By John Stang, Herald staff writer

Threats to Hanford's ground water from leaky underground radioactive waste tanks and from the remote chance a tank's dome eventually might collapse have increased the urgency for cleaning out the tanks.

That theme emerged when Department of Energy and Washington Department of Ecology officials met with the Tri-City Herald editorial board earlier this week.

Removing wastes from the tanks quickly is the best way to deal with the threat to ground water, they said.

Hanford has 54 million gallons of radioactive wastes in 149 single- shell underground tanks and 28 newer and safer double-shell tanks.

As they age, the tanks become more likely to leak and, with the oldest single-shell now past 50 years old, eventually susceptible to collapse.

The design life for the oldest tanks was not more than 20 years; for the newer double-shell tanks, 50 years.

A 1993 safety report concluded the oldest tanks could last about 40 more years, if no major changes in operations or stresses occur, Don Wodrich, DOE's senior technical adviser for the tank farms, said in a separate interview.

The possibility of a tank collapsing first was studied in the early 1980s and addressed in the 1993 report.

A tank is essentially a foot-thick concrete shell reinforced with rebar with a quarter-inch steel liner inside. The dome-shaped top is about seven feet underground.

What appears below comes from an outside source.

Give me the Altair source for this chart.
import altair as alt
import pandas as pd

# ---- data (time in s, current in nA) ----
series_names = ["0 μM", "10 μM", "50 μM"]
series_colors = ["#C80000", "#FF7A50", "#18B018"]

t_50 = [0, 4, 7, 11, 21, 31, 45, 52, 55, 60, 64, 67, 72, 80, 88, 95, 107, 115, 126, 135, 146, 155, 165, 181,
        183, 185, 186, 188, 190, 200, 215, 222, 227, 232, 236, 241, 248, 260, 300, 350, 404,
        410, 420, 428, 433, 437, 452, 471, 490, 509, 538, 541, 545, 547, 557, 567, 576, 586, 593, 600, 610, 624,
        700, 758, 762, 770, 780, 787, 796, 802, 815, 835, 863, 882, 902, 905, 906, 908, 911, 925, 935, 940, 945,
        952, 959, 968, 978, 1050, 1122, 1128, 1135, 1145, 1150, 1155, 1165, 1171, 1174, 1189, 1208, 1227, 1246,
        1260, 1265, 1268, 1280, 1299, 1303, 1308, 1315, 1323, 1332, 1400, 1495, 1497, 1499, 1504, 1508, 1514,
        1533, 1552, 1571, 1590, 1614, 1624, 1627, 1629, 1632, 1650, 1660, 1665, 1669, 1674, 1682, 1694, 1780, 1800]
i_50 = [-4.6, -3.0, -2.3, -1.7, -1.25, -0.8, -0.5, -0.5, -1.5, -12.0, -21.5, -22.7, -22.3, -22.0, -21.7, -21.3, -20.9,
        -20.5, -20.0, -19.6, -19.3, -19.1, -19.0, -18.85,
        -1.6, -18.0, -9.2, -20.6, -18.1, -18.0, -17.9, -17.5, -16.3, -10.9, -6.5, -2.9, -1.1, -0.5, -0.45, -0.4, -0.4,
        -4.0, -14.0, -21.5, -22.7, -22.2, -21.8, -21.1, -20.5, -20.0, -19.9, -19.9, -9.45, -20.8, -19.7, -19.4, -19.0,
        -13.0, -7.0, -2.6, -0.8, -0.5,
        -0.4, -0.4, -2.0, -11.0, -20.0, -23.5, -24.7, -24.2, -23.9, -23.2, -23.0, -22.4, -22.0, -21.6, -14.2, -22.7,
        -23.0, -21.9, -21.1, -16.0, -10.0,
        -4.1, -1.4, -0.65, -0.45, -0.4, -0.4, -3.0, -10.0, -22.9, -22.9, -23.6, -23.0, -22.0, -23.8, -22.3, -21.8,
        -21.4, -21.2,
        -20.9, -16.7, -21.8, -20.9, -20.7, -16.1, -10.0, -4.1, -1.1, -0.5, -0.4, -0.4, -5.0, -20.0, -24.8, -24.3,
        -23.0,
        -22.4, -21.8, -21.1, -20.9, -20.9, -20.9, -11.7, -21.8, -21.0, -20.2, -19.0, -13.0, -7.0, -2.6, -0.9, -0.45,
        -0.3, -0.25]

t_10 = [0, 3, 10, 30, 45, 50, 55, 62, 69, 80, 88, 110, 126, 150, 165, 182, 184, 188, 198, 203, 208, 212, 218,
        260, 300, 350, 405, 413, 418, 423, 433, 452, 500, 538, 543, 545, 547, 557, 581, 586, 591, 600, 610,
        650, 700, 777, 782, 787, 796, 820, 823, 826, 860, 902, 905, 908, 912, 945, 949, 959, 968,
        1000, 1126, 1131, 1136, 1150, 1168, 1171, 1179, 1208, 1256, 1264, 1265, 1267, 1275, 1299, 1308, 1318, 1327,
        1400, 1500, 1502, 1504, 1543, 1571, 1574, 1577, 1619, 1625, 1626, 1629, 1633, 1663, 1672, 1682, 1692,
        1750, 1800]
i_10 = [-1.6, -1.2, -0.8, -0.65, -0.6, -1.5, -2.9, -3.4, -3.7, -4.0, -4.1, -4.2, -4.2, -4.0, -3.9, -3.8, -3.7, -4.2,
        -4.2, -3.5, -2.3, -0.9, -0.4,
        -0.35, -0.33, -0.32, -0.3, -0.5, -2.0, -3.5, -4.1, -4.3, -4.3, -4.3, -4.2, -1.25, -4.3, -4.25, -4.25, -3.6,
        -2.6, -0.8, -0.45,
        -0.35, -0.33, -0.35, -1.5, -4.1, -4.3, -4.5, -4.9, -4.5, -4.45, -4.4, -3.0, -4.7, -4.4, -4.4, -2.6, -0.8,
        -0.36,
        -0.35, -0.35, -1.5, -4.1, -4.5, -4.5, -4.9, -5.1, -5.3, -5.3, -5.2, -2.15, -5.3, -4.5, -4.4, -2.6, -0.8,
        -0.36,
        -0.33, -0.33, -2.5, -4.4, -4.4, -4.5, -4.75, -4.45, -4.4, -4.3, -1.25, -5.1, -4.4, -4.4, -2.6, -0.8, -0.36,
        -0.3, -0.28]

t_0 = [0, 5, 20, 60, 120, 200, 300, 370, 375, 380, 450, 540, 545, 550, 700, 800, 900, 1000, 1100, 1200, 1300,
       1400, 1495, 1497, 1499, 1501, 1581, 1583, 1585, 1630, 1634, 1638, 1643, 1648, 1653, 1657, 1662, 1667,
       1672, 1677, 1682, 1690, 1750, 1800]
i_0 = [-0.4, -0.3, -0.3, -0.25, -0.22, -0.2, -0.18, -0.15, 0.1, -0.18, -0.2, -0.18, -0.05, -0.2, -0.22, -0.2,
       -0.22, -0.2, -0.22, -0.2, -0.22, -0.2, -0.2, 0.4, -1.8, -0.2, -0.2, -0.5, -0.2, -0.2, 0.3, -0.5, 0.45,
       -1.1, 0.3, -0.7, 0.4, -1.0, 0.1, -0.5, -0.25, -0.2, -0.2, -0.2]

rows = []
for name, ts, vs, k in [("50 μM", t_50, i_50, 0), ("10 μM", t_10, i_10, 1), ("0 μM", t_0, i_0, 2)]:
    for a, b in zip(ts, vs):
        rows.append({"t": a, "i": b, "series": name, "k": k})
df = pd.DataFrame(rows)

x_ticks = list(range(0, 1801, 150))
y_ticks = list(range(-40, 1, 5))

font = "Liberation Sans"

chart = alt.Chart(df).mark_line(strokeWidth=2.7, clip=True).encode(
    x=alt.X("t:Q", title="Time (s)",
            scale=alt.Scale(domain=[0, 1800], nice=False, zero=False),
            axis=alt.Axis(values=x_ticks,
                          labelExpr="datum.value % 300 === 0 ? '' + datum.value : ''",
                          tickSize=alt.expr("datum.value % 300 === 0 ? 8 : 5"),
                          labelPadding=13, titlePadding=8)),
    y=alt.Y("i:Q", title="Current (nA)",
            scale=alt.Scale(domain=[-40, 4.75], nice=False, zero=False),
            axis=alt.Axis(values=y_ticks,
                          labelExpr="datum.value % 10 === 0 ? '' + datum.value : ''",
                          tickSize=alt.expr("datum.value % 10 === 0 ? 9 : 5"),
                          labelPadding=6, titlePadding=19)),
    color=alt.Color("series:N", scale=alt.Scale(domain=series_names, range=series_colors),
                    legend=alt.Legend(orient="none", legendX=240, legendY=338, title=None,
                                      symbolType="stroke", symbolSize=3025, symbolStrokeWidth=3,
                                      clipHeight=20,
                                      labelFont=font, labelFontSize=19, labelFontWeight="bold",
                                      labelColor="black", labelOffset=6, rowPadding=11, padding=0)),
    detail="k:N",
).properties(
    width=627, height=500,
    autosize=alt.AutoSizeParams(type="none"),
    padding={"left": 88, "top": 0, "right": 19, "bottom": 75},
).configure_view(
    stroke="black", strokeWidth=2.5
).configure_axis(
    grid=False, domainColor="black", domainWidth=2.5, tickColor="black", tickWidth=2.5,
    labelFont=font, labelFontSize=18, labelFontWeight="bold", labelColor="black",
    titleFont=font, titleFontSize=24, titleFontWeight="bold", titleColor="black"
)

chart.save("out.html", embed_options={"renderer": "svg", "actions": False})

There is a possibility the heavy earth above could push down on a concrete wall so it cracks at the joints with either the dome or floor, which could cause a major break, DOE officials said.

It is a remote possibility, but DOE is keeping an eye on it, said Wodrich and Jackson Kinzer, DOE assistant manager for tank farms.

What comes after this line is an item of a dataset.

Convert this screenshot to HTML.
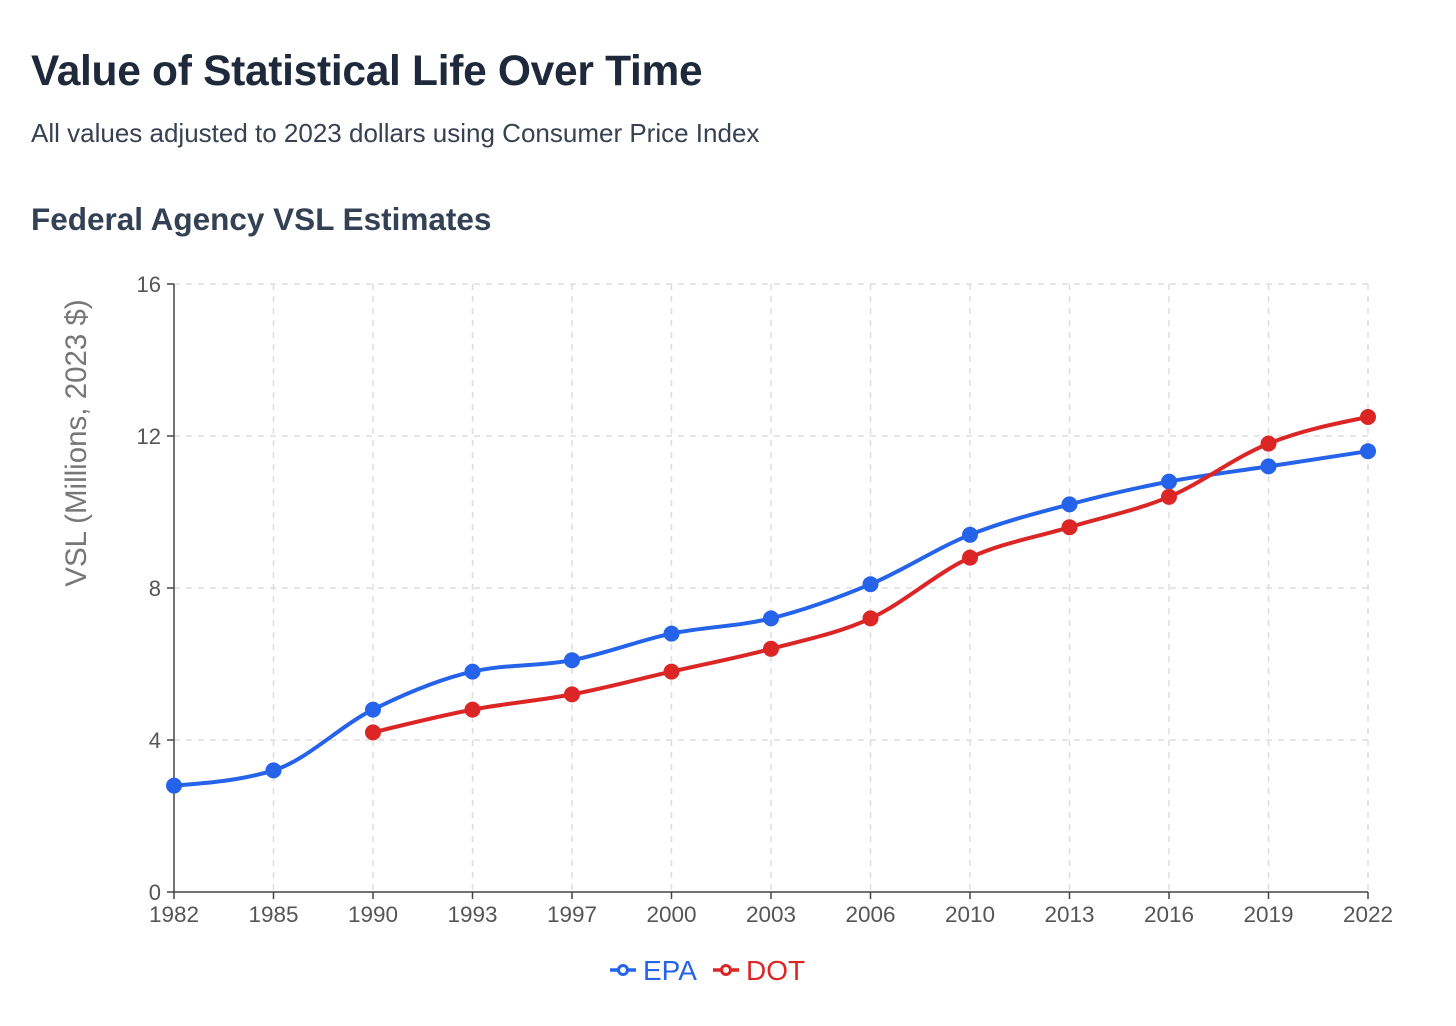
<!DOCTYPE html>
<html><head><meta charset="utf-8"><style>
body{margin:0;background:#fff;width:1456px;height:1026px;overflow:hidden;font-family:"Liberation Sans",sans-serif}
#t{position:absolute;left:31px;top:48px;font-size:42.5px;font-weight:bold;color:#1e293b;margin:0;letter-spacing:-0.3px}
#s{position:absolute;left:31px;top:118px;font-size:26px;color:#374151;margin:0}
#h{position:absolute;left:31px;top:201px;font-size:31.5px;font-weight:bold;color:#334155;margin:0}
svg{position:absolute;left:0;top:0}
</style></head><body>
<h1 id="t">Value of Statistical Life Over Time</h1>
<p id="s">All values adjusted to 2023 dollars using Consumer Price Index</p>
<h2 id="h">Federal Agency VSL Estimates</h2>
<svg id="c" width="1456" height="1026"></svg>
<script>
const years=["1982","1985","1990","1993","1997","2000","2003","2006","2010","2013","2016","2019","2022"];
const epa=[2.8,3.2,4.8,5.8,6.1,6.8,7.2,8.1,9.4,10.2,10.8,11.2,11.6];
const dot=[null,null,4.2,4.8,5.2,5.8,6.4,7.2,8.8,9.6,10.4,11.8,12.5];
const yTicks=[0,4,8,12,16];
const NS="http://www.w3.org/2000/svg",svg=document.getElementById('c');
const X0=174,X1=1368,Y0=892,Y1=284;
const x=i=>X0+i*(X1-X0)/(years.length-1), y=v=>Y0-(v/16)*(Y0-Y1);
function el(t,a,p){const e=document.createElementNS(NS,t);for(const k in a)e.setAttribute(k,a[k]);(p||svg).appendChild(e);return e;}
const g=el('g',{});


yTicks.forEach(v=>{if(v>0)el('line',{x1:X0,x2:X1,y1:y(v),y2:y(v),stroke:'#ddd','stroke-dasharray':'6 6','stroke-width':1.5},g);});
years.forEach((yr,i)=>{if(i>0)el('line',{x1:x(i),x2:x(i),y1:Y1,y2:Y0,stroke:'#ddd','stroke-dasharray':'6 6','stroke-width':1.5},g);});
const ax=el('g',{});


el('line',{x1:X0,x2:X0,y1:Y1,y2:Y0,stroke:'#444','stroke-width':1.5},ax);
el('line',{x1:X0,x2:X1,y1:Y0,y2:Y0,stroke:'#444','stroke-width':1.5},ax);
yTicks.forEach(v=>{el('line',{x1:X0-7,x2:X0,y1:y(v),y2:y(v),stroke:'#444','stroke-width':1.5},ax);
 const t=el('text',{x:X0-13,y:y(v)+8,'text-anchor':'end','font-size':22,fill:'#555'},ax);t.textContent=v;
 
 });
years.forEach((yr,i)=>{el('line',{x1:x(i),x2:x(i),y1:Y0,y2:Y0+7,stroke:'#444','stroke-width':1.5},ax);
 const t=el('text',{x:x(i),y:Y0+30,'text-anchor':'middle','font-size':22.5,fill:'#555'},ax);t.textContent=yr;
 
 });
const yl=el('text',{x:0,y:0,transform:'translate(86,443) rotate(-90)','text-anchor':'middle','font-size':29.5,fill:'#777'});
yl.textContent='VSL (Millions, 2023 $)';


function monotone(p){
 const n=p.length;if(n<2)return'';
 const d=[],m=[];for(let i=0;i<n-1;i++)d.push((p[i+1][1]-p[i][1])/(p[i+1][0]-p[i][0]));
 for(let i=0;i<n;i++){if(i==0)m.push(0);else if(i==n-1)m.push(0);else{
  if(d[i-1]*d[i]<=0)m.push(0);else{const h0=p[i][0]-p[i-1][0],h1=p[i+1][0]-p[i][0];
  const s=(d[i-1]*h1+d[i]*h0)/(h0+h1);m.push((Math.sign(d[i-1])+Math.sign(d[i]))*Math.min(Math.abs(d[i-1]),Math.abs(d[i]),0.5*Math.abs(s)));}}}
 m[0]=n>2?(3*d[0]-m[1])/2:d[0]; m[n-1]=n>2?(3*d[n-2]-m[n-2])/2:d[n-2];
 let s='M'+p[0][0]+','+p[0][1];
 for(let i=0;i<n-1;i++){const h=(p[i+1][0]-p[i][0])/3;
  s+=' C'+(p[i][0]+h)+','+(p[i][1]+m[i]*h)+' '+(p[i+1][0]-h)+','+(p[i+1][1]-m[i+1]*h)+' '+p[i+1][0]+','+p[i+1][1];}
 return s;}
function series(vals,col,name){
 const gg=el('g',{});
 
 
 const pts=[];vals.forEach((v,i)=>{if(v!=null)pts.push([x(i),y(v)]);});
 const pa=el('path',{d:monotone(pts),fill:'none',stroke:col,'stroke-width':4},gg);
 
 
 pts.forEach(q=>{const c=el('circle',{cx:q[0],cy:q[1],r:7.5,fill:col,stroke:col,'stroke-width':1},gg);
  
  });
}
series(epa,'#2563eb','epa');
series(dot,'#dc2626','dot');
function legend(lx,col,label,name){
 const gg=el('g',{});
 
 
 el('line',{x1:lx,x2:lx+26,y1:970,y2:970,stroke:col,'stroke-width':3.5},gg);
 el('circle',{cx:lx+13,cy:970,r:4.5,fill:'#fff',stroke:col,'stroke-width':3},gg);
 const t=el('text',{x:lx+33,y:980,'font-size':28,fill:col},gg);t.textContent=label;}
legend(610,'#2563eb','EPA','epa');
legend(713,'#dc2626','DOT','dot');
</script>
</body></html>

Suzanne Dahl, the state Ecology department's tank program manager, noted that possibility was mentioned about a year ago in a tank farms environmental study. DOE's calculations appear valid, but the state has not done its own figuring, she said.

The possibility will grow as time passes, Dahl said. She also noted work to clean out the tanks will continue through 2028 under current schedules.

As a precaution, Hanford is watching the ground above. If it sags, DOE would worry. No sagging has been detected, DOE officials said.

As a precaution, DOE restricts using heavy trucks or equipment above older tanks.

Right now, "the real issue is one of leaks," Kinzer said.

Sixty-seven single-shell tanks are suspected leakers. Sixty-three of those have been pumped out to safer double-shell tanks. The remaining four are scheduled to be pumped by September.

Overall, 118 of the 149 single-shell tanks have been pumped out.

The leakage has gained a high profile in recent weeks when DOE confirmed - as many had suspected - that tank wastes had reached the ground water in central Hanford. DOE officials previously suspected tank wastes had reached the ground water but could not confirm it.

About 200 square miles of Hanford ground water has been contaminated for decades by radioactive and hazardous liquids dumped into cribs and trenches. Under about 100 square miles of that land, the ground water contamination exceeds drinking standards.

While tank wastes apparently are a tiny fraction of the volume of contamination, the tank wastes contain an overwhelming amount of the radioactivity in the subterranean wastes.

Since about 99 percent of the highly radioactive tank wastes are still in the tanks, that makes disposing of those wastes a top priority, the state and federal officials said.

The fix-it plan is to convert the wastes into glass. And two corporate teams are scheduled to submit their plans to build glassification plants in January. DOE is to decide in May whether to accept both, one or neither plan.

The glassification plants are scheduled to begin operating in 2002.